__Collected data entries__:
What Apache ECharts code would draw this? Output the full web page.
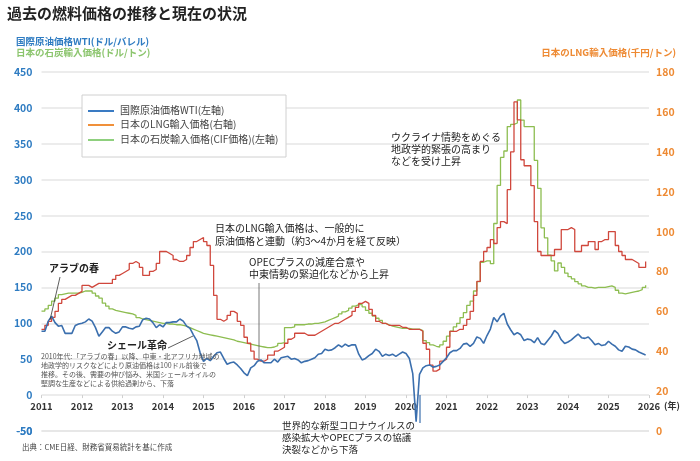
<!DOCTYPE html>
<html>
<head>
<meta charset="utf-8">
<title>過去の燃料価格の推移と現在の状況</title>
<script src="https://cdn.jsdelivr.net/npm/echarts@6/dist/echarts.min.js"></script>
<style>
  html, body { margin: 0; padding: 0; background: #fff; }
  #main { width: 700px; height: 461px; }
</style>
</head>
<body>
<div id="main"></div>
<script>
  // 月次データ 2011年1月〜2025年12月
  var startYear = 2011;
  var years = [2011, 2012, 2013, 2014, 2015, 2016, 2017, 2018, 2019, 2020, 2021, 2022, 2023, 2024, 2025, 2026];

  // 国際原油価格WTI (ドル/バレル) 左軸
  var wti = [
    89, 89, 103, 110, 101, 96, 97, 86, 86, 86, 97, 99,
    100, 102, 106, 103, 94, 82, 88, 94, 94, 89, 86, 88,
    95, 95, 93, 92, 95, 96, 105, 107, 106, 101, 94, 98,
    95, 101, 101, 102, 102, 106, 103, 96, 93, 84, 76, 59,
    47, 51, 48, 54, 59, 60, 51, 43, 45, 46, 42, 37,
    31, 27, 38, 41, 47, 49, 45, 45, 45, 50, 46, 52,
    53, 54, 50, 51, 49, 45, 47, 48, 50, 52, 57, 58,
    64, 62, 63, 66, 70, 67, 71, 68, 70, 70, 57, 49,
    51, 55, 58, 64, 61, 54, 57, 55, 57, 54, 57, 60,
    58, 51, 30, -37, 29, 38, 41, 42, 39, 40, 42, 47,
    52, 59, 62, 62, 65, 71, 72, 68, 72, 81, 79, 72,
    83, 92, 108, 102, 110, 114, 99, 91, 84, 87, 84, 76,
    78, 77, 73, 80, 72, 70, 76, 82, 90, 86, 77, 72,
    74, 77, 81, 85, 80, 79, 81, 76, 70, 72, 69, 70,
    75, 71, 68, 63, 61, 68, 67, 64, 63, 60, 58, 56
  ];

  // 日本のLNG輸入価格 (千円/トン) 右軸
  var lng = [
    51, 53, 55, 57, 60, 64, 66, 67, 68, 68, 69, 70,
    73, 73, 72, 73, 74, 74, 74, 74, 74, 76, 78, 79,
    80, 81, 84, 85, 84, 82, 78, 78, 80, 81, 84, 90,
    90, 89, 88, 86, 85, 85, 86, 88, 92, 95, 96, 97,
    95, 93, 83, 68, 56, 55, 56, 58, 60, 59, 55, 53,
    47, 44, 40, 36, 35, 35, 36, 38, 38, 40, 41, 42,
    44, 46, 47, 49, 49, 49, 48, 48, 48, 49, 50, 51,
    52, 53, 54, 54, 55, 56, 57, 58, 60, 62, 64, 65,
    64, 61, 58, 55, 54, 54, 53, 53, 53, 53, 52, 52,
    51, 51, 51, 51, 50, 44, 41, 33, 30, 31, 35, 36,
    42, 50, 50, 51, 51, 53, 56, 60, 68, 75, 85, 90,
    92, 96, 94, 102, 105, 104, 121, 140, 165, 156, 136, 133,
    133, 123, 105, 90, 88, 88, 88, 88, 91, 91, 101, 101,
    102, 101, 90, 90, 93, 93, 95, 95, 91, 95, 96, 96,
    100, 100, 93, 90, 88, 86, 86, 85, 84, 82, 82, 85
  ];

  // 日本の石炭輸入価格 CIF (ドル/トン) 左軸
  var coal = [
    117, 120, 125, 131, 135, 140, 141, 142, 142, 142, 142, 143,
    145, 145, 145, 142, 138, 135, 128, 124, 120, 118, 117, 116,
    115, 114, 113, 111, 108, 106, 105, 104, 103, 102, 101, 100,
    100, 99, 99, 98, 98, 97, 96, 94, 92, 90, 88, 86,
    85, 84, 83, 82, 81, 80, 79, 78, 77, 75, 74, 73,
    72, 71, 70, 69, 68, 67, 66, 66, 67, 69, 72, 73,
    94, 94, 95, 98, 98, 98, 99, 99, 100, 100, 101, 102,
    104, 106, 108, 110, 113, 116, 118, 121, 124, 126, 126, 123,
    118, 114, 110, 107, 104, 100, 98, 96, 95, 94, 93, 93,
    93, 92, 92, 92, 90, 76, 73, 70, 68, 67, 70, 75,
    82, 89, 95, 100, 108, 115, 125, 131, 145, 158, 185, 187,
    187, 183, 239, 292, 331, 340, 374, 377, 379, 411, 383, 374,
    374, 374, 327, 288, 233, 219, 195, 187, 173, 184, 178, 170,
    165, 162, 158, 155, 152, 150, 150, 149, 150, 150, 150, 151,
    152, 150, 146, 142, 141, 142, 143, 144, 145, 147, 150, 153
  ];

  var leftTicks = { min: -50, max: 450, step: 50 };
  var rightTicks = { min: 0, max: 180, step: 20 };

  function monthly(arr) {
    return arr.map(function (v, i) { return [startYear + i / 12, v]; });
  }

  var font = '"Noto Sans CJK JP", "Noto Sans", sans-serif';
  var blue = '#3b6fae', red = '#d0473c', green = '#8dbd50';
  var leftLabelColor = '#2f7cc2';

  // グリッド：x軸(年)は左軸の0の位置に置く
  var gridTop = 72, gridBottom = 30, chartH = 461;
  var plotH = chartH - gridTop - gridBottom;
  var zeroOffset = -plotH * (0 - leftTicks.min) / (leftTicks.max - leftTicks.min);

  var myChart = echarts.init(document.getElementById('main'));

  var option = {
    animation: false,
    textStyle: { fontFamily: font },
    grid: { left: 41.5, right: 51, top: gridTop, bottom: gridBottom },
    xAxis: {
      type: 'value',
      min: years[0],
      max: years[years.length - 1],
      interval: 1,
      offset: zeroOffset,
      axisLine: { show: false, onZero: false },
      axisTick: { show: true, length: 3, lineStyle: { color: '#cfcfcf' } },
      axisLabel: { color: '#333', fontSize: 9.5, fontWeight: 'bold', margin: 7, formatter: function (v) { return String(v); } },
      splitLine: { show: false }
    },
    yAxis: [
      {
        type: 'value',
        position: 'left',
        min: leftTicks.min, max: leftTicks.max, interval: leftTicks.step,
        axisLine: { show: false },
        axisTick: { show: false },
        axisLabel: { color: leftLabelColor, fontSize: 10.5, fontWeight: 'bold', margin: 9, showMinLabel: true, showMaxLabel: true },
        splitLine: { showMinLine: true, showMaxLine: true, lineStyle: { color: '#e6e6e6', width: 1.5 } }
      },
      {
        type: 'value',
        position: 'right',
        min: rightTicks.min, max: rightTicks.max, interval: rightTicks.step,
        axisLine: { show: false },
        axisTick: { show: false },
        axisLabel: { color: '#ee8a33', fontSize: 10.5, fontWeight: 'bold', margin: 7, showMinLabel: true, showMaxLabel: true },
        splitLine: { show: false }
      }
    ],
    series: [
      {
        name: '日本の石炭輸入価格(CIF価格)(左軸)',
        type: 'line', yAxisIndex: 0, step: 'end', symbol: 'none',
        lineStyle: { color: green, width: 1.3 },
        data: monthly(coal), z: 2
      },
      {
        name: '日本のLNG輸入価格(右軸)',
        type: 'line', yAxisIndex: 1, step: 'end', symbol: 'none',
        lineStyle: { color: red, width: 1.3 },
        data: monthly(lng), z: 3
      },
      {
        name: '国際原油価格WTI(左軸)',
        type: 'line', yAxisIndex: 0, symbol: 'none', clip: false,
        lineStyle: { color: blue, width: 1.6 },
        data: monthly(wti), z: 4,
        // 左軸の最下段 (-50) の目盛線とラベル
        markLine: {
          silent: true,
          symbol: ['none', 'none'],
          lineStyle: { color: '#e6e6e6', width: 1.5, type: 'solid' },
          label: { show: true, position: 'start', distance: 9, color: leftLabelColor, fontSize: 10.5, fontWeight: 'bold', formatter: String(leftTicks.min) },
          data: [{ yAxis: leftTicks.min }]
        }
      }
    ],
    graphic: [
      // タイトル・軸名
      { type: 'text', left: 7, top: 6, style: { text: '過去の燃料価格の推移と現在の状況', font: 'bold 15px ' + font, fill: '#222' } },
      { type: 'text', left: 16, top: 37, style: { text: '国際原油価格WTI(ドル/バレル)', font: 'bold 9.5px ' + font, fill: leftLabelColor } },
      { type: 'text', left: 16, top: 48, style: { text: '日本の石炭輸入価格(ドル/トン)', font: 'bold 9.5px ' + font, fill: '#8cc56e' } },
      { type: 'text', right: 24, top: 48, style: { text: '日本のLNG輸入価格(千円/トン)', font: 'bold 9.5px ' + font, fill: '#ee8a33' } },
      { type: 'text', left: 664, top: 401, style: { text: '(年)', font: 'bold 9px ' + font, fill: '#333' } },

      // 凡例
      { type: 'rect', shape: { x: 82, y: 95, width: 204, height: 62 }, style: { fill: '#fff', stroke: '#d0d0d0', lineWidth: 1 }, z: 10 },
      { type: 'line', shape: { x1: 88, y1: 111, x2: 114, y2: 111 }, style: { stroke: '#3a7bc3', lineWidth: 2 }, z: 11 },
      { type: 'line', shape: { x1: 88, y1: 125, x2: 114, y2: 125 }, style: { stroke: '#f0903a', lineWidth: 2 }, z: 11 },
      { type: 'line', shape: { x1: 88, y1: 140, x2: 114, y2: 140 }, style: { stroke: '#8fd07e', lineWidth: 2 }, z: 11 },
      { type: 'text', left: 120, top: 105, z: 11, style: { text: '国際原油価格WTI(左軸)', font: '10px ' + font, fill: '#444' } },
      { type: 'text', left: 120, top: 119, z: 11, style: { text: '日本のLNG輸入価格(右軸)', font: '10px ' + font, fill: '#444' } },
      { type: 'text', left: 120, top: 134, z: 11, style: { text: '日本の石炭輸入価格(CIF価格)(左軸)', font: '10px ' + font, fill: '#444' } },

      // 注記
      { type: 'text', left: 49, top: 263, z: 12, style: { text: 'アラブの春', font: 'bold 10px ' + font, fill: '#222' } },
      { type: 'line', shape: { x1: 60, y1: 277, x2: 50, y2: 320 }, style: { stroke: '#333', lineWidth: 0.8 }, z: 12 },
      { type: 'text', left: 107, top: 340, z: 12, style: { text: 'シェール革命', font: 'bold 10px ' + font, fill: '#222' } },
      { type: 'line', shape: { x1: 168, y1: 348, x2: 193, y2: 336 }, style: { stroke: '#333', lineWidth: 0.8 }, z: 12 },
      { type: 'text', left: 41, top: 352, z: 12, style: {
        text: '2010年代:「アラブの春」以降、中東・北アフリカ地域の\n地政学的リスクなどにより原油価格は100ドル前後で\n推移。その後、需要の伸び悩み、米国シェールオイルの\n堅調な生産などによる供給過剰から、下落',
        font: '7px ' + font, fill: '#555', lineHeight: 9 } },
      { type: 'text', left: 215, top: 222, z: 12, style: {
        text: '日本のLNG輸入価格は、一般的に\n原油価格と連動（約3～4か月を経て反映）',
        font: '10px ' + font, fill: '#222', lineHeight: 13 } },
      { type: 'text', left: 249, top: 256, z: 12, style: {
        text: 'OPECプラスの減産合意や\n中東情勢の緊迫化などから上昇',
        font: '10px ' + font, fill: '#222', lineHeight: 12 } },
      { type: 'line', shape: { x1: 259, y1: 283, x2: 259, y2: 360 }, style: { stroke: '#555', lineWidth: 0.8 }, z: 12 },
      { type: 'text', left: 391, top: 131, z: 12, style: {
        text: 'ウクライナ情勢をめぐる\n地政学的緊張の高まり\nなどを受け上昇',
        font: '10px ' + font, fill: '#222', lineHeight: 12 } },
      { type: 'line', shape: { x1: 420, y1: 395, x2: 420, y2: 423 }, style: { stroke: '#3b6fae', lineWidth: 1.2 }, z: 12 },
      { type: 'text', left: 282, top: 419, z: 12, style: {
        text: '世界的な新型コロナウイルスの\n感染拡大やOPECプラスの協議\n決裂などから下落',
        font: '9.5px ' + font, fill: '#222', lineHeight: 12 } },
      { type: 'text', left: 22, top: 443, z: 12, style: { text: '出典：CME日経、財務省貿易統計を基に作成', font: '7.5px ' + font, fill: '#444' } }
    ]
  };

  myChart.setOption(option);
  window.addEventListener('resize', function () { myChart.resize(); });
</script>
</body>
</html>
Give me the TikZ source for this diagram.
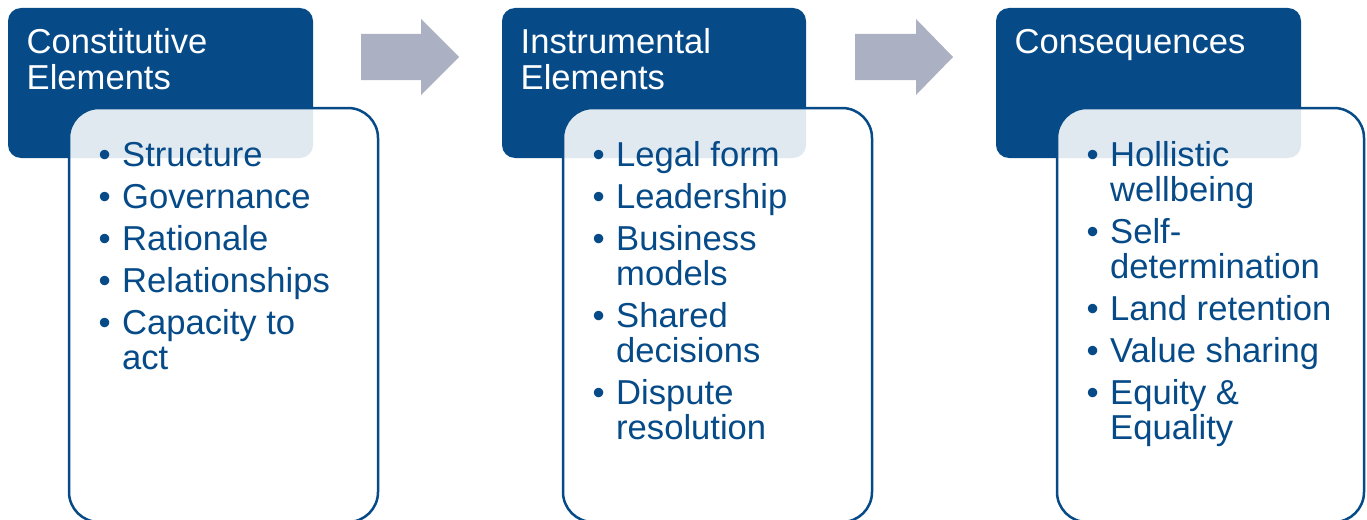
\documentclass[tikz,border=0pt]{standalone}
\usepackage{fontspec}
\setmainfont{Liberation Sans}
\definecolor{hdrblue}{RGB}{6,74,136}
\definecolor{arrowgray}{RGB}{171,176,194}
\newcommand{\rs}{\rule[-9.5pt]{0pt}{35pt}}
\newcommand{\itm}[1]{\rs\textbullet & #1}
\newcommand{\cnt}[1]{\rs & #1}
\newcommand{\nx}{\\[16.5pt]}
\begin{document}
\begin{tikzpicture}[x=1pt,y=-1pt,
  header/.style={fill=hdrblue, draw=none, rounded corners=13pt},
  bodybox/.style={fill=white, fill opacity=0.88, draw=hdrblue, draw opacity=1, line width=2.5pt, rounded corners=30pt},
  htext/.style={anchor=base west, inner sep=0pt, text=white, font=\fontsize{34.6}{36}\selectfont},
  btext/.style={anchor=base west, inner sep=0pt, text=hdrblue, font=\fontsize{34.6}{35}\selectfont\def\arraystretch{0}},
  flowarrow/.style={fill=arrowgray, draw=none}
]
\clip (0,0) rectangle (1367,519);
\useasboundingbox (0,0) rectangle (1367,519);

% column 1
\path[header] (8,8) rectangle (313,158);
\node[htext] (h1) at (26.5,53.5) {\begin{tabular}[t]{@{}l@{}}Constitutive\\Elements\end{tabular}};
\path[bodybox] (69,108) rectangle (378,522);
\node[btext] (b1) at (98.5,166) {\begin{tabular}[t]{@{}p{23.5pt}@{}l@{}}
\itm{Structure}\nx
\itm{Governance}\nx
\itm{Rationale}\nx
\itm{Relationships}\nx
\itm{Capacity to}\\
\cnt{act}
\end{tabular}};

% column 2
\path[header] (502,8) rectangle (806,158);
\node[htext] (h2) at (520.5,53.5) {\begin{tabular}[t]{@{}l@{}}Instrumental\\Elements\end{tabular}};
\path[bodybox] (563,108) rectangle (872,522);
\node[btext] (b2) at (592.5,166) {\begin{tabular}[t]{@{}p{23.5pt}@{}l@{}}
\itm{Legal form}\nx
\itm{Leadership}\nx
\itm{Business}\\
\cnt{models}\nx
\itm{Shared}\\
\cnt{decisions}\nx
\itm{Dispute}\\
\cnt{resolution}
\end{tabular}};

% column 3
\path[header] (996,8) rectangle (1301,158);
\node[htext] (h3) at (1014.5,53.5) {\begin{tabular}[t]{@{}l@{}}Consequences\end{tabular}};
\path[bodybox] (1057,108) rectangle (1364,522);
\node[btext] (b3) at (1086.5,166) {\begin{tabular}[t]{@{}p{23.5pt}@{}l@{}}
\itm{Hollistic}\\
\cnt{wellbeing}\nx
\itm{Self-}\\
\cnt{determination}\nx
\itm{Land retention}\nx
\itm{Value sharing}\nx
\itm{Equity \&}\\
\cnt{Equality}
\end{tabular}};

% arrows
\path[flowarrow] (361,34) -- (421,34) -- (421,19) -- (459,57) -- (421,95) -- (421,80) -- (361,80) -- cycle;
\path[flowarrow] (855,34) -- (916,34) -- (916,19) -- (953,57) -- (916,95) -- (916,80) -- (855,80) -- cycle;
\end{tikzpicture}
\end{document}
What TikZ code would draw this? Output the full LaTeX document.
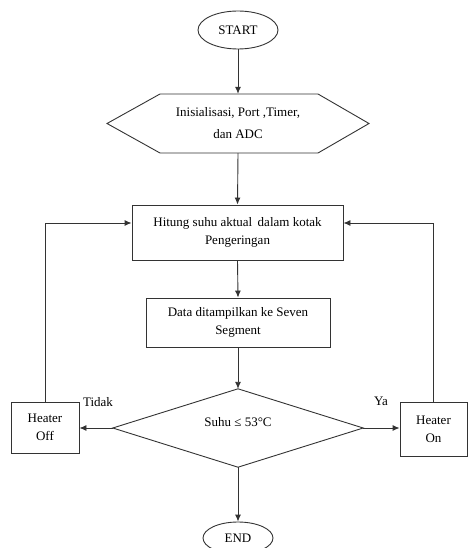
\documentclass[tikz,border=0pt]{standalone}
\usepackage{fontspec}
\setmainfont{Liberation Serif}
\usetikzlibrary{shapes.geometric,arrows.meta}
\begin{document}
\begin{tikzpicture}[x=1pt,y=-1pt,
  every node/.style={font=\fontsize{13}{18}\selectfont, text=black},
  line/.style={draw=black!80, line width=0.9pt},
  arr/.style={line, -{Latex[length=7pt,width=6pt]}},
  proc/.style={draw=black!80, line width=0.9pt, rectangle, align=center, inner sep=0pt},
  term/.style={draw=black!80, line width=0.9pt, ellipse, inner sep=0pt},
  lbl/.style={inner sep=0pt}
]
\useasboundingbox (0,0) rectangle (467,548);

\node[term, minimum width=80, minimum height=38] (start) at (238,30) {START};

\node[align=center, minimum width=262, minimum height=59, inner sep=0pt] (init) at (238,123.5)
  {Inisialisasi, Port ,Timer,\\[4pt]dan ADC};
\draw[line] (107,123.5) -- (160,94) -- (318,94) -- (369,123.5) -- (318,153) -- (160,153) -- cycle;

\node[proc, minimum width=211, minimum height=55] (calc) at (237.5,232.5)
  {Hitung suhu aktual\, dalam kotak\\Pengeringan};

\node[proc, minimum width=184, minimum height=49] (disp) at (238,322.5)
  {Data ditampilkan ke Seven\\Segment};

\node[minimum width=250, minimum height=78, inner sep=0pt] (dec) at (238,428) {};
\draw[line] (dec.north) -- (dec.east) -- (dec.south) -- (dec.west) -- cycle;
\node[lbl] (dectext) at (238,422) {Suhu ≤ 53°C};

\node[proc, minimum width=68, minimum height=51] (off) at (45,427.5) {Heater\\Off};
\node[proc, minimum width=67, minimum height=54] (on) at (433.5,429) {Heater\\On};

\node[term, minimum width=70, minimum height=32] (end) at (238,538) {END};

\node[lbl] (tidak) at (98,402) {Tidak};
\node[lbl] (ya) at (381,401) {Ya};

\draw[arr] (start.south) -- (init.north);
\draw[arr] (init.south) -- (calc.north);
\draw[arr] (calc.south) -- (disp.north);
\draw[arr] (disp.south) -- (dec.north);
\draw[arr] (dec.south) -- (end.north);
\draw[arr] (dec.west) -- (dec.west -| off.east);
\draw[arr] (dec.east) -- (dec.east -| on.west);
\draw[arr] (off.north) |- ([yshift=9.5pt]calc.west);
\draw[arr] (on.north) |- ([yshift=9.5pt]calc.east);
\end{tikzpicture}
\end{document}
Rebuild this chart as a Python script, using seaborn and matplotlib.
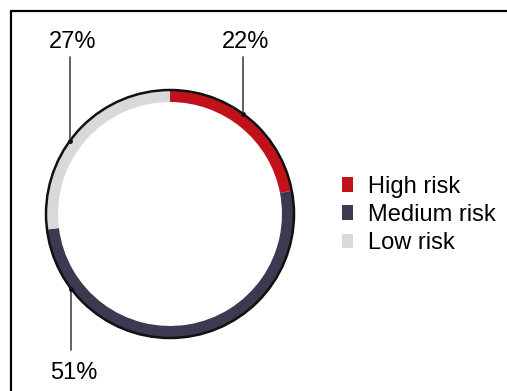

__To be done__:
Repeat the records above exactly, from the first line through the line containing "2024, 2025, 2026];", and leave out the pictures.

__Task solution__:
What Apache ECharts code would draw this? Output the full web page.
<!DOCTYPE html>
<html>
<head>
<meta charset="utf-8">
<title>過去の燃料価格の推移と現在の状況</title>
<script src="https://cdn.jsdelivr.net/npm/echarts@6/dist/echarts.min.js"></script>
<style>
  html, body { margin: 0; padding: 0; background: #fff; }
  #main { width: 700px; height: 461px; }
</style>
</head>
<body>
<div id="main"></div>
<script>
  // 月次データ 2011年1月〜2025年12月
  var startYear = 2011;
  var years = [2011, 2012, 2013, 2014, 2015, 2016, 2017, 2018, 2019, 2020, 2021, 2022, 2023, 2024, 2025, 2026];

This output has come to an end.